London Fashion Week: Vivienne Westwood

Vivienne Westwood's oft-rambled mantra, “Women are always trying to be men—they are not men, they are women,” rang out from every spackled pore at her Red Label's fall '09 collection tonight at the Olympia in Hammersmith. You couldn't get more womanly; her naughty schoolgirl ensembles were the living embodiment of the male fantasy female.

Ex-Rolling Stone wife Jo Wood swaggered down the runway as a domineering headmistress in a three-piece trouser suit, her womanly shape guiding a gaggle of young, lithe models. Aptly dressed as her abiding students, they were split into a kind of school caste system. The paler of the waifs had gothy kohl eyes and hair dyed black, while goody-goody Swots practiced their pony steps in smart blazers, old-school tie-stripes and hiked-up minis (these are, of course, Westwood schoolgirls). The sporty set wore striped school scarves and unruly hair that said they smoke cigarettes in the girl's bathroom and send inappropriate notes to boys in math class.

Though a little costumey at times, the collection earned high marks by casting women not as lingerie-clad kittens, but self-assured, self-made types, with strong shapes, blood reds, leather and lots of structure, the buzzword of the week. One journalist, spying stiff, starched collars and exaggerated shoulders, turned to fellow front-rowers and purred, “Architectural, I knew it."

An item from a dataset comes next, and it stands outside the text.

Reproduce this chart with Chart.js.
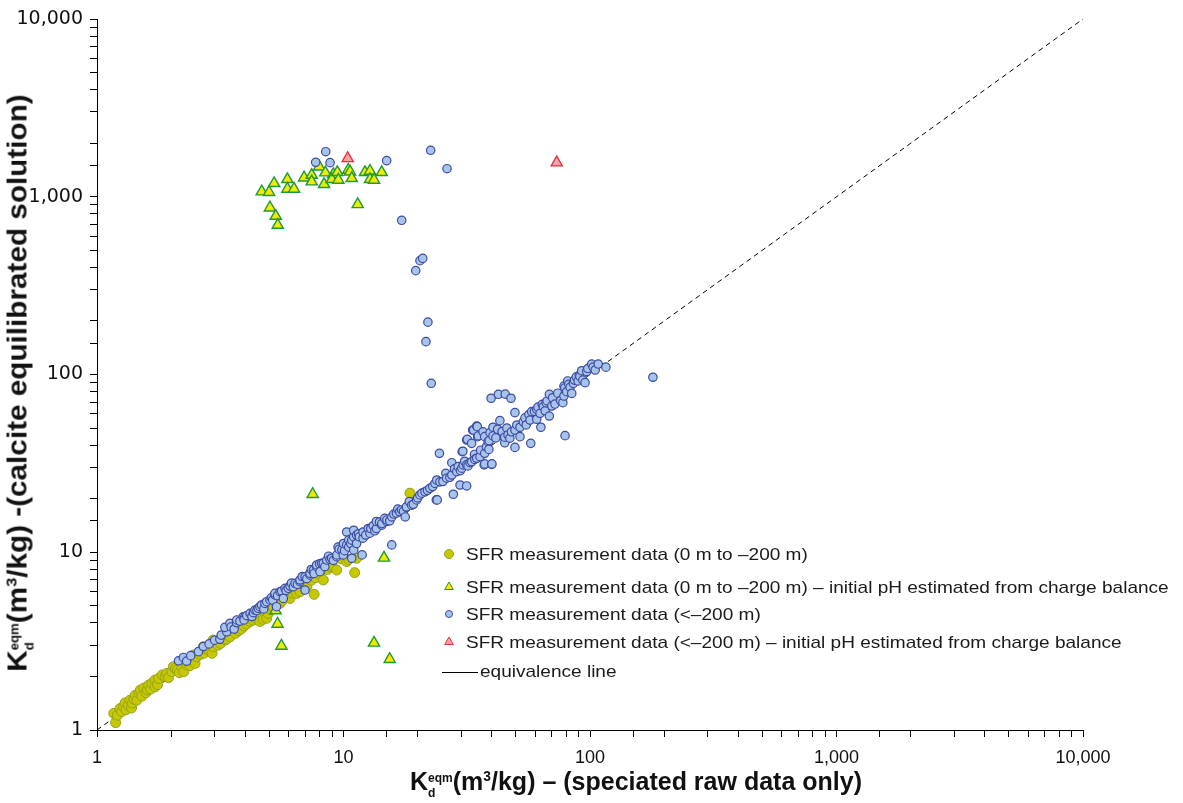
<!DOCTYPE html>
<html lang="en">
<head>
<meta charset="UTF-8">
<title>Kd eqm - calcite equilibrated vs speciated raw data</title>
<script src="https://cdn.jsdelivr.net/npm/chart.js"></script>
<style>
  body { margin: 0; background: #fff; }
  #wrap { position: relative; width: 1183px; height: 803px; }
  .axis-title {
    position: absolute; white-space: nowrap; color: #111;
    font-family: 'Liberation Sans', Arial, sans-serif; font-weight: bold; line-height: 1;
  }
  .kd { display: inline-block; vertical-align: -7px; font-size: 12px; line-height: 15px; text-align: left; }
  .kd span { display: block; }
  .cube { font-size: 0.55em; vertical-align: 0.65em; }
</style>
</head>
<body>
<div id="wrap">
  <canvas id="kdChart"></canvas>
  <div class="axis-title" id="xTitle" style="left:636px; top:785px; font-size:25px; transform: translate(-50%,-50%);">K<span class="kd"><span>eqm</span><span>d</span></span>(m<span class="cube">3</span>/kg) – (speciated raw data only)</div>
  <div class="axis-title" id="yTitle" style="left:21px; top:383px; font-size:27px; transform: translate(-50%,-50%) rotate(-90deg) scaleX(1.1);">K<span class="kd"><span>eqm</span><span>d</span></span>(m<span class="cube">3</span>/kg) -(calcite equilibrated solution)</div>
</div>

<script>
// axis range (log10 both ways)
const axisMin = 1;
const axisMax = 10000;

// SFR measurement data (0 m to -200 m)
const shallowCircles = [
  [1.19,1.10],[1.17,1.24],[1.21,1.21],[1.24,1.32],[1.26,1.27],[1.28,1.35],[1.30,1.42],[1.31,1.30],
  [1.34,1.38],[1.36,1.47],[1.38,1.33],[1.39,1.42],[1.41,1.49],[1.43,1.57],[1.45,1.47],[1.48,1.61],
  [1.50,1.68],[1.52,1.55],[1.55,1.72],[1.58,1.62],[1.60,1.68],[1.62,1.79],[1.65,1.70],[1.67,1.83],
  [1.72,1.91],[1.72,1.75],[1.76,1.80],[1.78,1.95],[1.84,2.04],[1.89,2.00],[1.92,2.08],[1.95,1.97],
  [2.01,2.13],[2.04,2.27],[2.08,2.22],[2.12,2.18],[2.16,2.10],[2.21,2.27],[2.25,2.13],[2.28,2.40],
  [2.32,2.32],[2.38,2.30],[2.43,2.48],[2.46,2.64],[2.50,2.37],[2.54,2.58],[2.62,2.66],[2.70,2.94],
  [2.71,2.70],[2.78,2.86],[2.84,2.82],[2.93,2.70],[2.96,3.21],[2.97,2.94],[3.05,3.12],[3.10,3.00],
  [3.17,3.07],[3.25,3.35],[3.32,3.21],[3.35,3.25],[3.40,3.45],[3.47,3.35],[3.57,3.73],[3.65,3.50],
  [3.75,3.62],[3.85,3.70],[3.95,3.85],[4.05,3.95],[4.18,4.08],[4.30,4.15],[4.40,4.25],[4.50,4.40],
  [4.58,4.08],[4.72,4.19],[4.80,4.65],[4.88,4.25],[4.95,4.53],[5.05,4.75],[5.20,4.90],[5.35,5.10],
  [5.53,5.16],[5.65,5.35],[5.80,5.60],[6.07,5.50],[6.20,5.90],[6.45,5.87],[6.66,6.00],[6.90,6.55],
  [7.10,6.40],[7.40,6.95],[7.60,5.80],[7.70,7.20],[8.00,7.50],[8.28,6.98],[8.60,8.00],[8.80,8.30],
  [9.00,8.40],[9.38,7.94],[9.80,9.20],[10.3,8.87],[10.5,9.10],[11.1,7.68],[11.3,9.25],[18.6,21.5]
];

// SFR measurement data (0 m to -200 m) - initial pH estimated from charge balance
const shallowTriangles = [
  [4.66,1068],[4.99,1060],[5.23,1190],[5.03,868],[5.31,779],[5.41,693],[5.92,1254],[5.92,1106],
  [6.30,1106],[6.92,1280],[7.43,1325],[7.43,1216],[7.97,1476],[8.34,1175],[8.44,1366],[9.09,1337],
  [8.96,1254],[9.44,1373],[9.53,1243],[10.46,1414],[10.63,1383],[10.80,1270],[11.42,906],[12.22,1373],
  [12.81,1396],[12.81,1254],[13.30,1243],[14.29,1373],
  [7.5,21.2],[5.3,4.7],[5.4,3.95],[5.6,2.97],[14.6,9.3],[13.3,3.09],[15.4,2.5]
];

// SFR measurement data (<-200 m)
const deepCircles = [
  [8.47,1792],[7.71,1563],[8.82,1555],[14.97,1596],[17.22,737],[22.58,1825],[26.3,1438],[19.63,384],
  [20.43,437],[20.96,450],[22.0,197],[21.6,153],[22.7,89.2],[180,96.5],[79.2,45.3],[15.7,11.0],[11.9,9.66],
  [2.14,2.45],[2.24,2.56],[2.31,2.44],[2.40,2.62],[2.58,2.76],[2.70,2.95],[2.85,3.05],[3.00,3.20],
  [3.15,3.24],[3.19,3.42],[3.36,3.57],[3.30,3.78],[3.46,3.98],[3.50,3.80],[3.60,3.70],[3.68,4.02],
  [3.69,4.16],[3.80,4.10],[3.92,4.34],[3.98,4.34],[3.95,4.16],[4.05,4.40],[4.18,4.53],[4.25,4.35],
  [4.31,4.57],[4.37,4.73],[4.45,4.70],[4.51,4.84],[4.58,4.94],[4.65,5.05],[4.75,4.80],[4.80,5.16],
  [4.88,5.27],[5.03,5.39],[5.10,5.55],[5.16,5.39],[5.27,5.75],[5.27,5.87],[5.35,4.94],[5.40,5.70],
  [5.53,6.00],[5.61,6.05],[5.70,5.50],[5.79,6.27],[5.85,6.10],[5.97,6.27],[6.07,6.46],[6.15,6.70],
  [6.26,6.40],[6.36,6.69],[6.50,6.60],[6.66,6.83],[6.66,6.98],[6.80,7.30],[6.98,7.28],[6.98,6.13],
  [7.10,7.10],[7.31,7.45],[7.31,7.62],[7.40,8.00],[7.55,7.94],[7.60,7.60],[7.78,8.29],[7.78,8.48],
  [8.00,8.60],[8.03,7.78],[8.15,8.66],[8.28,8.66],[8.40,8.30],[8.55,9.04],[8.70,9.50],[8.81,9.13],
  [8.95,9.25],[9.10,9.00],[9.38,9.44],[9.40,9.66],[9.50,10.7],[9.60,10.4],[9.85,10.3],[9.98,9.66],
  [10.0,11.2],[10.1,10.2],[10.3,11.0],[10.3,13.0],[10.5,10.7],[10.5,11.7],[10.7,11.2],[10.8,11.7],
  [10.8,9.25],[11.0,10.3],[11.0,12.2],[11.0,13.3],[11.3,11.2],[11.3,12.5],[11.5,12.7],[11.6,12.2],
  [12.0,12.0],[12.0,13.0],[12.3,12.5],[12.6,13.6],[12.8,12.8],[12.9,13.6],[13.2,14.1],[13.4,13.2],
  [13.6,13.6],[13.6,14.9],[14.0,14.8],[14.3,14.2],[14.3,14.5],[14.7,15.5],[15.0,14.9],[15.0,15.2],
  [15.4,15.0],[15.7,15.8],[16.0,16.4],[16.4,16.6],[16.6,17.5],[16.9,16.9],[17.2,17.3],[17.5,17.0],
  [17.8,15.8],[18.0,17.9],[18.0,18.0],[18.5,19.3],[18.9,18.4],[19.2,18.6],[19.8,19.7],[20.0,20.2],
  [20.4,21.0],[20.8,21.5],[21.4,21.9],[21.9,22.3],[22.4,22.9],[23.0,23.4],[23.5,24.4],[23.8,19.7],
  [23.9,25.5],[24.0,19.7],[24.5,36.0],[24.6,24.9],[25.3,25.0],[26.0,27.8],[26.2,26.1],[27.0,26.4],
  [27.5,27.2],[27.5,31.9],[27.9,21.2],[28.2,29.5],[28.8,28.4],[29.2,30.3],[29.7,23.9],[29.8,28.8],
  [30.2,29.7],[30.3,36.8],[30.5,37.0],[30.6,31.0],[31.0,32.5],[31.6,31.0],[31.6,23.6],[31.6,42.8],
  [31.8,43.2],[32.0,30.6],[32.6,31.9],[33.1,32.3],[33.1,41.0],[33.4,48.7],[33.7,48.7],[34.0,35.5],
  [34.1,33.3],[34.7,33.8],[34.7,51.3],[34.9,50.9],[35.0,44.7],[35.2,45.1],[35.8,34.5],[36.0,37.5],
  [36.8,47.6],[37.2,31.0],[37.4,31.4],[37.4,36.0],[37.4,44.7],[38.0,39.2],[38.6,41.9],[38.9,37.9],
  [39.0,42.5],[39.3,47.1],[39.7,73.5],[39.9,31.2],[40.0,31.4],[40.4,45.1],[40.4,50.5],[41.5,44.0],
  [42.2,49.2],[42.5,77.4],[43.1,55.0],[44.0,47.8],[45.1,41.3],[45.1,44.4],[45.3,77.6],[46.0,50.0],
  [46.5,45.7],[47.3,43.8],[47.8,73.5],[48.0,47.6],[49.6,38.9],[49.6,48.7],[49.6,61.0],[50.5,52.0],
  [52.0,44.7],[52.0,50.5],[53.6,54.2],[54.5,57.0],[55.1,52.0],[56.5,59.5],[57.1,55.4],[57.5,41.0],
  [58.0,61.8],[59.5,62.0],[60.8,56.0],[60.8,63.7],[61.5,65.5],[62.7,60.5],[63.2,50.5],[64.0,68.0],
  [64.7,65.9],[65.8,62.5],[66.3,69.4],[67.0,71.0],[68.4,58.4],[68.4,77.4],[70.0,66.5],[70.5,74.0],
  [72.1,68.2],[74.0,78.5],[76.0,71.3],[77.6,69.4],[78.4,75.7],[78.4,86.1],[79.0,84.0],[80.4,80.0],
  [81.2,92.0],[82.0,88.0],[83.0,84.7],[84.3,78.3],[85.6,89.2],[86.5,93.0],[88.0,97.0],[89.5,92.0],
  [90.5,99.0],[91.0,97.5],[92.5,105],[93.5,93.1],[95.5,90.0],[97.0,104],[98.0,108],[101.6,114.5],
  [103,110],[105,106],[108,114.5],[116,110]
];

// SFR measurement data (<-200 m) - initial pH estimated from charge balance
const deepTriangles = [[10.4,1645],[73.3,1555]];

// 1:1 line
const equivalence = [[1,1],[10000,10000]];

const seriesLabels = [
  'SFR measurement data (0 m to \u2013200 m)',
  'SFR measurement data (0 m to \u2013200 m) \u2013 initial pH estimated from charge balance',
  'SFR measurement data (<\u2013200 m)',
  'SFR measurement data (<\u2013200 m) \u2013 initial pH estimated from charge balance',
  'equivalence line'
];

const toXY = pts => pts.map(p => ({ x: p[0], y: p[1] }));

// text a bit wider than the font, like the original
function wideText(ctx, text, x, y) {
  ctx.save();
  ctx.translate(x, y);
  ctx.scale(1.12, 1);
  ctx.fillText(text, 0, 0);
  ctx.restore();
}

// legend drawn inside the plot, lower right
const insideLegend = {
  id: 'insideLegend',
  afterDraw(chart) {
    const ctx = chart.ctx;
    const rows = [554, 587, 614, 642];
    const sizes = [4.5, 5, 3.5, 5];
    ctx.save();
    ctx.font = "17px 'Liberation Sans', Arial, sans-serif";
    ctx.textBaseline = 'middle';
    chart.data.datasets.slice(0, 4).forEach((ds, i) => {
      ctx.fillStyle = ds.backgroundColor;
      ctx.strokeStyle = ds.borderColor;
      ctx.lineWidth = 1;
      Chart.helpers.drawPoint(ctx, { pointStyle: ds.pointStyle, radius: sizes[i], rotation: 0, borderWidth: 1 }, 449, rows[i]);
      ctx.fillStyle = '#1a1a1a';
      wideText(ctx, ds.label, 466, rows[i] + 1);
    });
    ctx.strokeStyle = '#000';
    ctx.lineWidth = 1;
    ctx.beginPath();
    ctx.moveTo(442, 672.5);
    ctx.lineTo(478, 672.5);
    ctx.stroke();
    ctx.fillStyle = '#1a1a1a';
    wideText(ctx, seriesLabels[4], 480, 672);
    ctx.restore();
  }
};

function logLabel(value) {
  const l = Math.log10(value);
  if (Math.abs(l - Math.round(l)) < 1e-6) return Math.round(value).toLocaleString('en-US');
  return '';
}

const ctx = document.getElementById('kdChart').getContext('2d');
new Chart(ctx, {
  type: 'scatter',
  data: {
    datasets: [
      { label: seriesLabels[0], data: toXY(shallowCircles), pointStyle: 'circle', pointRadius: 5,
        backgroundColor: '#c8c800', borderColor: '#93a31d', borderWidth: 1, order: 5 },
      { label: seriesLabels[1], data: toXY(shallowTriangles), pointStyle: 'triangle', pointRadius: 6.5,
        backgroundColor: '#f2ea00', borderColor: '#1e9a3c', borderWidth: 1.4, order: 4 },
      { label: seriesLabels[2], data: toXY(deepCircles), pointStyle: 'circle', pointRadius: 4.2,
        backgroundColor: '#a9c4ea', borderColor: '#3b4ba3', borderWidth: 1.2, order: 3 },
      { label: seriesLabels[3], data: toXY(deepTriangles), pointStyle: 'triangle', pointRadius: 6.5,
        backgroundColor: '#f5a3aa', borderColor: '#e0303c', borderWidth: 1.3, order: 2 },
      { type: 'line', label: seriesLabels[4], data: toXY(equivalence), showLine: true, pointRadius: 0,
        borderColor: '#000', borderWidth: 1, borderDash: [5, 4], order: 10 }
    ]
  },
  options: {
    responsive: true,
    maintainAspectRatio: false,
    animation: false,
    layout: { padding: { left: 0, right: 100, top: 19, bottom: 0 } },
    plugins: { legend: { display: false }, tooltip: { enabled: false } },
    scales: {
      x: {
        type: 'logarithmic', min: axisMin, max: axisMax,
        grid: { display: true, drawOnChartArea: false, drawTicks: true, tickLength: 7, color: '#000', lineWidth: 1 },
        border: { display: true, color: '#000', width: 1 },
        ticks: { autoSkip: false, maxRotation: 0, padding: 10, color: '#111',
          font: { family: "'Liberation Sans', Arial, sans-serif", size: 18 }, callback: logLabel },
        afterFit: scale => { scale.height = 73; }
      },
      y: {
        type: 'logarithmic', min: axisMin, max: axisMax,
        grid: { display: true, drawOnChartArea: false, drawTicks: true, tickLength: 7, color: '#000', lineWidth: 1 },
        border: { display: true, color: '#000', width: 1 },
        ticks: { autoSkip: false, padding: 7, color: '#111',
          font: { family: "'DejaVu Sans', Verdana, sans-serif", size: 19 }, callback: logLabel },
        afterFit: scale => { scale.width = 97; }
      }
    }
  },
  plugins: [insideLegend]
});
</script>
</body>
</html>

Part of the success lies in the fact that these sartorial nymphs were not necessarily women as they actually are, but women as we want them to be, much like Pamela Anderson, Westwood’s new muse and the face of her spring campaign—apparently because she digs her “irony." Backstage, Anderson bounced around in the same sheer blouse that made her nipples seem like saucers in Juergen Teller's print ads, billing and cooing with the orange-haired dame, saying, “Yesterday I was pornography, now I'm considered art.” Isn't it ironic?